On an initial level, these are artworks with meaning and movement and emotions. But, what I am more interested in is why you even recognize these shapes and colors as figures.
Pareidolia is the psychological phenomenon of perceiving significance in what is actually random or vague. The most obvious example of this is when you see clouds that you think look like a face. Our brains try to make sense of everything we see, and sometimes they overcompensate.
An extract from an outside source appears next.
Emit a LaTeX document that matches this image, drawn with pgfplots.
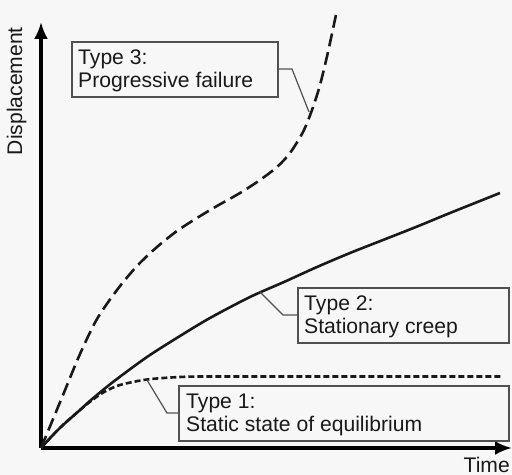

Everything is made up of shapes and colors, and I want you to break down my artwork into those basic elements. When you look at these figures in their strange poses, you'll piece together the 10 or 12 shapes that combine in your mind, forming what you’ll recognize as a person. Like a magic eye puzzle in reverse, stare at them until you don’t see a recognizable figure, but just the shapes and colors: how they sit next to each other; how one color interacts with the colors around it; how the angle of one shape cuts into a space. Do any shapes appear to cover up parts of other shapes? They don't. Everything is literally as you see it. If an arm seems to come in front of a jacket, there is nothing behind that arm. The shape that you see as a jacket is just a polygon that wraps around the shape you see as an arm.
Unlike in pareidolia, these are supposed to be recognizable images and not just a random composition of shapes. But, does that make these figures any more legitimate than the face you see in the clouds? Because in reality, the only difference is my intent. Everything is still just shapes and colors.